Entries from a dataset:
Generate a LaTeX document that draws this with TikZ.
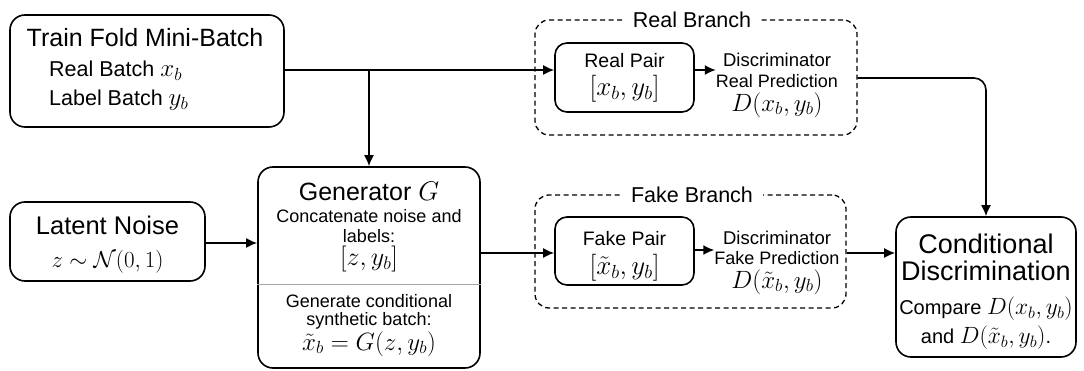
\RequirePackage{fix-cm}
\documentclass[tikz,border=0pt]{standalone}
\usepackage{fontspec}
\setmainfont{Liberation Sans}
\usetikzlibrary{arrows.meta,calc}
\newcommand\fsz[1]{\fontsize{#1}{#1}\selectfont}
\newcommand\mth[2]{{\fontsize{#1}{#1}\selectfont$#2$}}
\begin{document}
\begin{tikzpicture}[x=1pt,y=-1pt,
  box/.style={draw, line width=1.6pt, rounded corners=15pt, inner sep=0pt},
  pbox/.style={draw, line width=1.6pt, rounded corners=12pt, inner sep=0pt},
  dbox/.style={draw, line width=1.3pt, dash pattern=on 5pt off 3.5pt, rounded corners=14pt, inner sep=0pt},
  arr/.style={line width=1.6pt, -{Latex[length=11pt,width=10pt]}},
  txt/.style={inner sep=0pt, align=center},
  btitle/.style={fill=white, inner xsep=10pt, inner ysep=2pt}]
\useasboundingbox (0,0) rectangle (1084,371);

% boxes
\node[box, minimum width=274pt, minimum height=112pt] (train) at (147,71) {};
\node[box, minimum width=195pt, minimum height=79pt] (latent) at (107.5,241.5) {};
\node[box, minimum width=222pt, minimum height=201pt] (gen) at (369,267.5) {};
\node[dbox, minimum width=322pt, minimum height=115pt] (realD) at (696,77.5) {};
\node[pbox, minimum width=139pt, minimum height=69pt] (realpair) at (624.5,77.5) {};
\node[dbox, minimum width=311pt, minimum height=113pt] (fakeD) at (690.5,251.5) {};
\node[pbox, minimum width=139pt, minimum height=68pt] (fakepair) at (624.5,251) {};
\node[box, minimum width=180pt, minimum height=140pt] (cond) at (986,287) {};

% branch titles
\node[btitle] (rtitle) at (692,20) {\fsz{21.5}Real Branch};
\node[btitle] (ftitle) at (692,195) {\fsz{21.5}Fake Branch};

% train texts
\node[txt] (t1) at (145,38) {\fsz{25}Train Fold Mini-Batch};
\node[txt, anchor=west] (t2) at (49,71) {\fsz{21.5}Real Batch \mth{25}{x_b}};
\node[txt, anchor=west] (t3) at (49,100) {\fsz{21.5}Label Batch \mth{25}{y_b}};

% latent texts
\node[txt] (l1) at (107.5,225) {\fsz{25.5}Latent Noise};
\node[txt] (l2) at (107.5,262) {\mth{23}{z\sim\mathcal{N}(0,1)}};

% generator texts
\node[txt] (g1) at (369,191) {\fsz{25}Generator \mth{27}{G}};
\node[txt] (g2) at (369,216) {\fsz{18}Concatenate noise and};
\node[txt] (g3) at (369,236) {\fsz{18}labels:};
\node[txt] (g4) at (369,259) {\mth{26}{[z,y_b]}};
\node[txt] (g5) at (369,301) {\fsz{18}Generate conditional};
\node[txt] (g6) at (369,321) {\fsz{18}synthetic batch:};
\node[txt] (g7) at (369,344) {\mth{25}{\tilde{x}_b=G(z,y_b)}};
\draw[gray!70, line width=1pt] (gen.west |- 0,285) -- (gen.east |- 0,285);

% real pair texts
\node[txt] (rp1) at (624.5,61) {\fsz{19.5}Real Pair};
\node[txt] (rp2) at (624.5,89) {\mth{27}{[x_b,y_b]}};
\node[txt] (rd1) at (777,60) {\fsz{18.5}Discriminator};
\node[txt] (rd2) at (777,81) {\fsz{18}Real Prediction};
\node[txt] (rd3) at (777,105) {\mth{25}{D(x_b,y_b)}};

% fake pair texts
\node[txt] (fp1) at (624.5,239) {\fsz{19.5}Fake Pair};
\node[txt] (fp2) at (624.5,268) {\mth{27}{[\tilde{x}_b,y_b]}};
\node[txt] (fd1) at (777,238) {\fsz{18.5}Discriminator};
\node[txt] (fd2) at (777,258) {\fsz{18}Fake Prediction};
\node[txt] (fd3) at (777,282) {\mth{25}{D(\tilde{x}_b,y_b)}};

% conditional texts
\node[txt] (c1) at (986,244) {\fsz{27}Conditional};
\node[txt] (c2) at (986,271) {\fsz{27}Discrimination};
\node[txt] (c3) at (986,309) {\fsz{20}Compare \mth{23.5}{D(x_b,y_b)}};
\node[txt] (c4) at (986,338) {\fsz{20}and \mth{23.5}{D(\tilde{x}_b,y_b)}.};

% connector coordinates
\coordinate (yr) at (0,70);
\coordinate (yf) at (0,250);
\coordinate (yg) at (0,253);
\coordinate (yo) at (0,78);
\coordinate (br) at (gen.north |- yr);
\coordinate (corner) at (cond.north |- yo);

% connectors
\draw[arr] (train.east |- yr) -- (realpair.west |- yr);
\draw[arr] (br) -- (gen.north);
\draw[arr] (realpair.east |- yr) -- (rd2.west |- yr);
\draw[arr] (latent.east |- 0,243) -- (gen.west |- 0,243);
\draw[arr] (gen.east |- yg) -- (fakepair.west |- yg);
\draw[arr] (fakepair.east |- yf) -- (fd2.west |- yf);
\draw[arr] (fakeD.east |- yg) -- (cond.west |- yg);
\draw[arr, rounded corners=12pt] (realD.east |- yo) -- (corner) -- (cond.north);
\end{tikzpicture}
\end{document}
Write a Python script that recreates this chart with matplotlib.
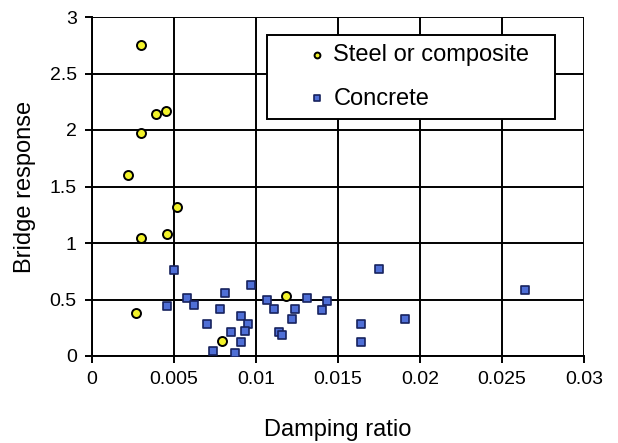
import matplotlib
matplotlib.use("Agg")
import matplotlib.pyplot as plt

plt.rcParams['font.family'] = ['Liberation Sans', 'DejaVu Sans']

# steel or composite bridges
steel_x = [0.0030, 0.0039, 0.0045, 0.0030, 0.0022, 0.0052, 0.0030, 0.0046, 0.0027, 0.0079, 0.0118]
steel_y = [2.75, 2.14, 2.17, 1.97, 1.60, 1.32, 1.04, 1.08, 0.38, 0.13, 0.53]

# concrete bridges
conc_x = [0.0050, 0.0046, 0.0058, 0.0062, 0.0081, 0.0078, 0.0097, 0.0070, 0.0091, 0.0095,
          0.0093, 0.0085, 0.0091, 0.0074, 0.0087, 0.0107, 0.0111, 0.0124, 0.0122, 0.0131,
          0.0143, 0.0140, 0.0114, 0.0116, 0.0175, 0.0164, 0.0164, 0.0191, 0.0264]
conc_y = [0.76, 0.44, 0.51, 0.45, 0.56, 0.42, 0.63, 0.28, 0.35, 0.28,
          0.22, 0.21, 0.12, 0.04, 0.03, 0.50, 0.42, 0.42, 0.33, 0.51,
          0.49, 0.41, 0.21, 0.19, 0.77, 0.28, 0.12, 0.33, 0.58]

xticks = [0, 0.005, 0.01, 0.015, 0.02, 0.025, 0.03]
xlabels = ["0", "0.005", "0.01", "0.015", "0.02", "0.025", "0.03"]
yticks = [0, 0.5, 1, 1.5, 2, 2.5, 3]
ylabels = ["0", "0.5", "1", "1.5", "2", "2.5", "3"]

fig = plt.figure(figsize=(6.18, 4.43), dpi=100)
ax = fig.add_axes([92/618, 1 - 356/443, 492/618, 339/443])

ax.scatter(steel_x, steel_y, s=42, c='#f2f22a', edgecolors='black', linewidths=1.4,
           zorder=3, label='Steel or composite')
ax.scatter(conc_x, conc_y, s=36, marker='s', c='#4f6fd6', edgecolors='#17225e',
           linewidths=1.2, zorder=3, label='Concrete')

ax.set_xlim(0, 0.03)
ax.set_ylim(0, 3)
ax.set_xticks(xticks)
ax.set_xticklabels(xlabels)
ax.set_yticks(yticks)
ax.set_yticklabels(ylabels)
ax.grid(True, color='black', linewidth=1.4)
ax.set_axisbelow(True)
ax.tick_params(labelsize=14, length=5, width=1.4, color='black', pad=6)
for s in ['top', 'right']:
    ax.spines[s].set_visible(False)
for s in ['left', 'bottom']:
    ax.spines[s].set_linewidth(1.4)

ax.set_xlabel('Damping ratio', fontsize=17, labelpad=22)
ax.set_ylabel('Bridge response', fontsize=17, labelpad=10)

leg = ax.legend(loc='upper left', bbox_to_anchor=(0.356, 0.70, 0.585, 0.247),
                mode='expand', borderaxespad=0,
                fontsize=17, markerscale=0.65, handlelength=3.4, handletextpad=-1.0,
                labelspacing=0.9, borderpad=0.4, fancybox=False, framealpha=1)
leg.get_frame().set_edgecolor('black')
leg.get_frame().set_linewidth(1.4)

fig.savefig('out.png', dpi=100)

> _INSTRUCTIONS TO FOLLOW_: Transcribe exactly, with no pictures, the lines running from the first line of the material through the line holding "(l2) at (107.5,262)".

> _RESULT FOR THIS EXERCISE_:
Generate a LaTeX document that draws this with TikZ.
\RequirePackage{fix-cm}
\documentclass[tikz,border=0pt]{standalone}
\usepackage{fontspec}
\setmainfont{Liberation Sans}
\usetikzlibrary{arrows.meta,calc}
\newcommand\fsz[1]{\fontsize{#1}{#1}\selectfont}
\newcommand\mth[2]{{\fontsize{#1}{#1}\selectfont$#2$}}
\begin{document}
\begin{tikzpicture}[x=1pt,y=-1pt,
  box/.style={draw, line width=1.6pt, rounded corners=15pt, inner sep=0pt},
  pbox/.style={draw, line width=1.6pt, rounded corners=12pt, inner sep=0pt},
  dbox/.style={draw, line width=1.3pt, dash pattern=on 5pt off 3.5pt, rounded corners=14pt, inner sep=0pt},
  arr/.style={line width=1.6pt, -{Latex[length=11pt,width=10pt]}},
  txt/.style={inner sep=0pt, align=center},
  btitle/.style={fill=white, inner xsep=10pt, inner ysep=2pt}]
\useasboundingbox (0,0) rectangle (1084,371);

% boxes
\node[box, minimum width=274pt, minimum height=112pt] (train) at (147,71) {};
\node[box, minimum width=195pt, minimum height=79pt] (latent) at (107.5,241.5) {};
\node[box, minimum width=222pt, minimum height=201pt] (gen) at (369,267.5) {};
\node[dbox, minimum width=322pt, minimum height=115pt] (realD) at (696,77.5) {};
\node[pbox, minimum width=139pt, minimum height=69pt] (realpair) at (624.5,77.5) {};
\node[dbox, minimum width=311pt, minimum height=113pt] (fakeD) at (690.5,251.5) {};
\node[pbox, minimum width=139pt, minimum height=68pt] (fakepair) at (624.5,251) {};
\node[box, minimum width=180pt, minimum height=140pt] (cond) at (986,287) {};

% branch titles
\node[btitle] (rtitle) at (692,20) {\fsz{21.5}Real Branch};
\node[btitle] (ftitle) at (692,195) {\fsz{21.5}Fake Branch};

% train texts
\node[txt] (t1) at (145,38) {\fsz{25}Train Fold Mini-Batch};
\node[txt, anchor=west] (t2) at (49,71) {\fsz{21.5}Real Batch \mth{25}{x_b}};
\node[txt, anchor=west] (t3) at (49,100) {\fsz{21.5}Label Batch \mth{25}{y_b}};

% latent texts
\node[txt] (l1) at (107.5,225) {\fsz{25.5}Latent Noise};
\node[txt] (l2) at (107.5,262) {\mth{23}{z\sim\mathcal{N}(0,1)}};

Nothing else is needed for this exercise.